Les raisons de signer pour un film sautent parfois aux yeux dès les premières minutes. Dans le cas de cette version 2018 de Robin des Bois, elles sont cristallines.
L'effet ressenti est celui de voir une tripotée de fâcheux dégrader le mythe avec une ardeur qui confine à la déviance. À ce niveau de monstruosité, le long-métrage de Otto Bathurst fait jeu égal avec le regrettable Roi Arthur de Guy Ritchie. Sale temps pour les icônes.
L'incipit se refuse à situer le film dans une quelconque forme de réalité historique pour le fondre dans un univers d'heroic fantasy. Légitime, le personnage présente plusieurs caractéristiques du genre (style médiéval, souffle épique). Mais même dans cette configuration, impossible de ne pas être choqué par une direction artistique en forme de pudding informe, limite obscène, entre Batman Begins, Assassin's Creed et un clip d'Era.
Bien que certaines références à l'époque contemporaine soient visibles, elles sont jetées avec tellement de nonchalance qu'elles en perdent toute signification. Une impiété qui n'a d'égal que l'incapacité du film à se montrer plastiquement tolérable. Vous aurez grande peine à croire que ce Robin des Bois a coûté la bagatelle de 100 millions de dollars tant son indigence formelle crève les yeux. Les décors sont d'une pauvreté cinégénique impensable, on jurerait que le film a été tourné avec 3 décors et une poignée de figurants. Les costumes tentent la greffe moyen-âge et la collection Jean-Paul Gaultier, le résultat brûle la cataracte. Et ne parlons pas des effets spéciaux répugnants, sûrement générés avec un logiciel d'infographies périmé depuis 20 ans.
À la mise en scène, Otto Bathurst convoque les pires travers du cinéma d'action, quelque part entre Renny Harlin et John Moore. Gestion de l'espace envoyée au quatre vents, ralentis abominables à foison, chorégraphies à pleurer, et ce montage qui évoque l'œuvre d'un boucher aveugle...À titre d'exemple,
l'introduction en Arabie est une pure démonstration de grand n'importe quoi. On se croirait dans un Call of Duty du pauvre. Sérieusement, vous changez juste les fusils par des arcs, le résultat est exactement le même (il y a même une mitrailleuse gatling à flèches !).
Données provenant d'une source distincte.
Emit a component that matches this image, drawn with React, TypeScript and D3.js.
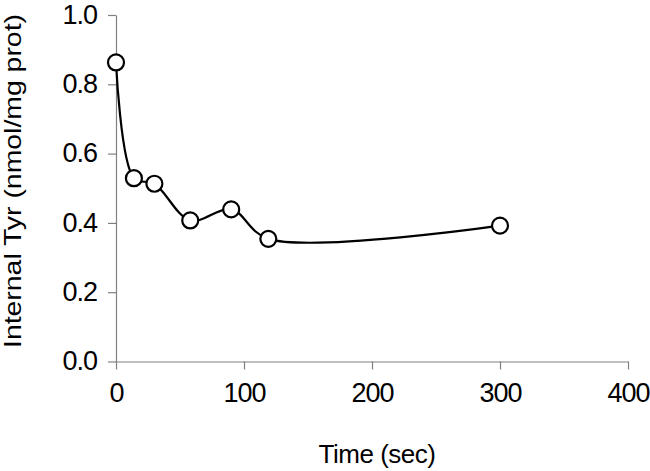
import React, { useEffect, useRef } from 'react';
import * as d3 from 'd3';

// time points (sec) and internal Tyr (nmol/mg prot)
const times = [0, 14, 30, 58, 90, 119, 300];
const tyr = [0.863, 0.529, 0.513, 0.407, 0.439, 0.354, 0.392];
const xTicks = [0, 100, 200, 300, 400];
const yTicks = [0, 0.2, 0.4, 0.6, 0.8, 1.0];

const App = () => {
  const svgRef = useRef<SVGSVGElement>(null);

  useEffect(() => {
    const width = 650;
    const height = 471;
    const left = 116;
    const right = 628;
    const top = 15;
    const bottom = 361.5;

    const svg = d3.select(svgRef.current)
      .attr('width', width)
      .attr('height', height)
      .style('font-family', '"Liberation Sans", Arial, sans-serif');

    svg.selectAll('*').remove();

    const x = d3.scaleLinear().domain([0, 400]).range([left, right]);
    const y = d3.scaleLinear().domain([0, 1]).range([bottom, top]);

    // x axis
    const gx = svg.append('g')
      .attr('transform', `translate(0,${bottom})`)
      .call(d3.axisBottom(x).tickValues(xTicks).tickSize(8).tickSizeOuter(0).tickPadding(13));

    // y axis
    const gy = svg.append('g')
      .attr('transform', `translate(${left},0)`)
      .call(d3.axisLeft(y).tickValues(yTicks).tickSize(8).tickSizeOuter(0).tickPadding(11)
        .tickFormat(d3.format('.1f')));

    [gx, gy].forEach(g => {
      g.select('.domain').attr('stroke', '#808080').attr('stroke-width', 1.2);
      g.selectAll('.tick line').attr('stroke', '#808080').attr('stroke-width', 1.2);
      g.selectAll('.tick text')
        .attr('fill', '#000')
        .style('font-size', '27px')
        .style('font-family', '"Liberation Sans", Arial, sans-serif')
        .style('letter-spacing', '-1px');
    });
    gy.selectAll('.tick text').attr('dy', '0.3em');

    // titles
    svg.append('text')
      .attr('x', (left + right) / 2 + 5)
      .attr('y', 463)
      .attr('text-anchor', 'middle')
      .style('font-size', '26px')
      .style('letter-spacing', '-0.5px')
      .text('Time (sec)');

    svg.append('text')
      .attr('transform', 'translate(21,181) rotate(-90)')
      .attr('text-anchor', 'middle')
      .attr('textLength', 334)
      .attr('lengthAdjust', 'spacingAndGlyphs')
      .style('font-size', '24px')
      .text('Internal Tyr (nmol/mg prot)');

    const pts = times.map((t, i) => [t, tyr[i]] as [number, number]);

    const line = d3.line<[number, number]>()
      .x(d => x(d[0]))
      .y(d => y(d[1]))
      .curve(d3.curveCatmullRom.alpha(0.5));

    svg.append('path')
      .datum(pts)
      .attr('d', line)
      .attr('fill', 'none')
      .attr('stroke', '#000')
      .attr('stroke-width', 2.2);

    svg.append('g')
      .selectAll('circle')
      .data(pts)
      .join('circle')
      .attr('cx', d => x(d[0]))
      .attr('cy', d => y(d[1]))
      .attr('r', 8)
      .attr('fill', '#fff')
      .attr('stroke', '#000')
      .attr('stroke-width', 2.2);
  }, []);

  return (
    <div>
      <svg ref={svgRef} style={{ position: 'absolute', left: 0, top: 0 }}></svg>
    </div>
  );
};

export default App;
Artistiquement, le long-métrage est l'un des plus laids que j'aie vu depuis très longtemps. Heureusement, les comédiens ont l'air de partager cet avis. Incidemment, leurs prestations sont au mieux fonctionnelles (Ben Mendelsohn), au pire indignes (tous les autres).
Bref, celui qui s'est fait détrousser ici, c'est Robin des Bois. On lui a ôté son charisme et sa portée symbolique. Le plus grave, c'est que lui n'a rien demandé tandis que le pauvre spectateur aura sûrement payé pour ça. Dans les deux cas, il n'en ressortira que de la souffrance.